In multi-sited businesses, employees may feel more loyalty to their local team and customers than to head office. This can lead to varying levels of engagement across different sites. To address this:

  • Unite the Culture: Establish a cohesive company culture through consistent communication and shared values
  • Empower Local Leaders: Equip local managers to engage their teams effectively and align local actions with the overall company strategy
  • Encourage Collaboration: Foster inter-site collaboration and knowledge sharing to create a sense of belonging to the larger organisation

The Role of Leadership

Effective leadership is crucial in fostering engagement. Emotionally Intelligent Leaders who communicate clearly, provide regular feedback, and recognise employee contributions set a positive tone for the organisation. They inspire trust and motivate their teams by demonstrating commitment to both the employees’ and the organisation’s success.

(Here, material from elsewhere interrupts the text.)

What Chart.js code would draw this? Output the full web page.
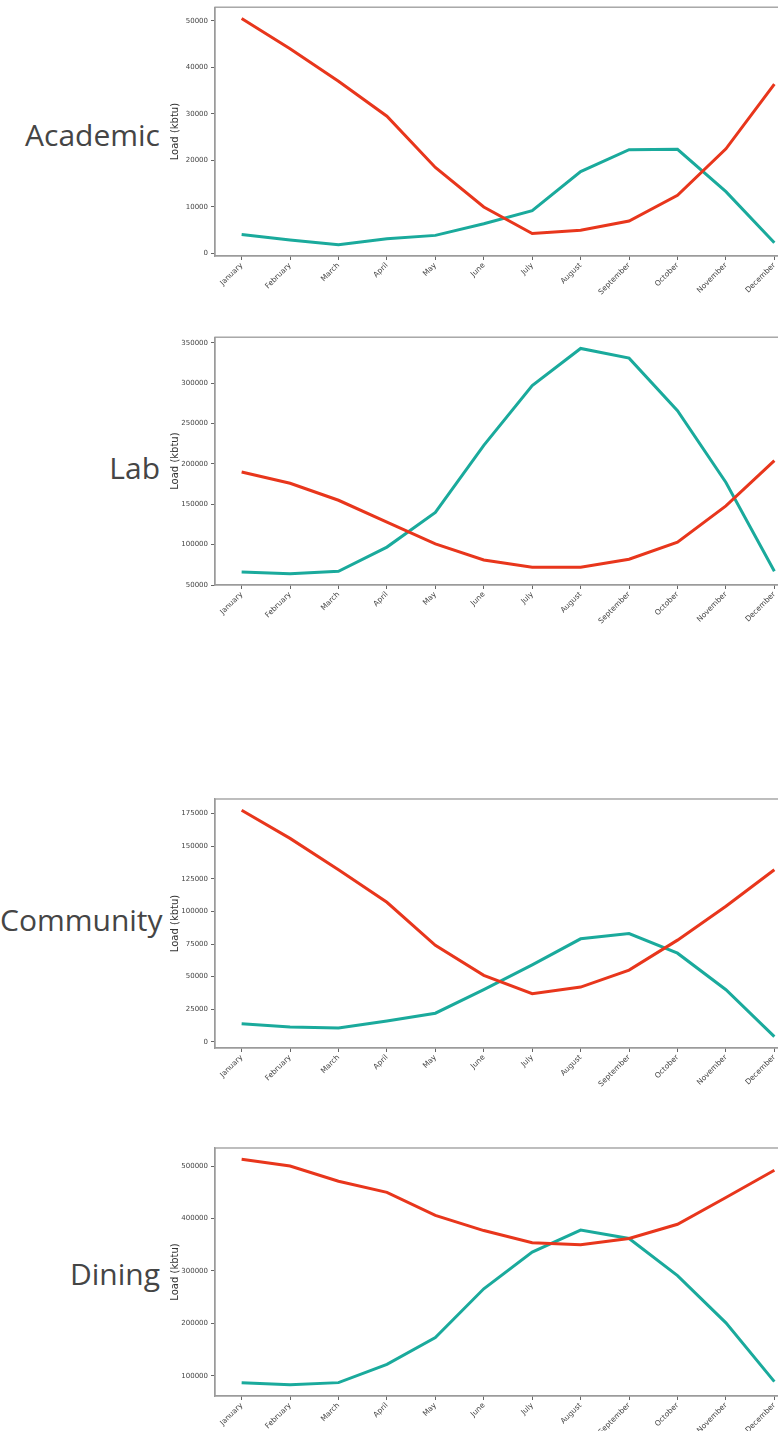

The Role of Training and Development

Continuous training and development are essential for maintaining high levels of engagement. Providing employees with opportunities for growth and development shows that the organisation values their progression. This not only enhances their skills but also strengthens their loyalty and engagement.

Only 29% of new hires believe they are prepared and supported after the onboarding experience ends. Axonify

94% of employees say they would stay at a company longer if there is investment in their learning & development.  aihr.com

Nearly 50% of staff would switch to a new job if it offered upskilling opportunities. Axonify

Management was identified as the skill companies need the most at the moment. Globally learning opportunity is the top tool used by organisations to improve employee retention.  LinkedIn Learning

Gallup’s Q12 Engagement Model

Gallup’s model is based on extensive research and identifies 12 key elements that drive employee engagement:

  1. I know what is expected of me at work.
  2. I have the materials and equipment I need to do my work right.
  3. I have the opportunity to do what I do best every day.
  4. In the last seven days, I have received recognition or praise for doing good work.
  5. My supervisor, or someone at work, seems to care about me as a person.
  6. There is someone at work who encourages my development.
  7. At work, my opinions seem to count.
  8. The mission or purpose of my company makes me feel my job is important.
  9. My associates or fellow employees are committed to doing quality work.
  10. I have a best friend at work.
  11. In the last six months, someone at work has talked to me about my progress.
  12. This last year, I have had opportunities at work to learn and grow.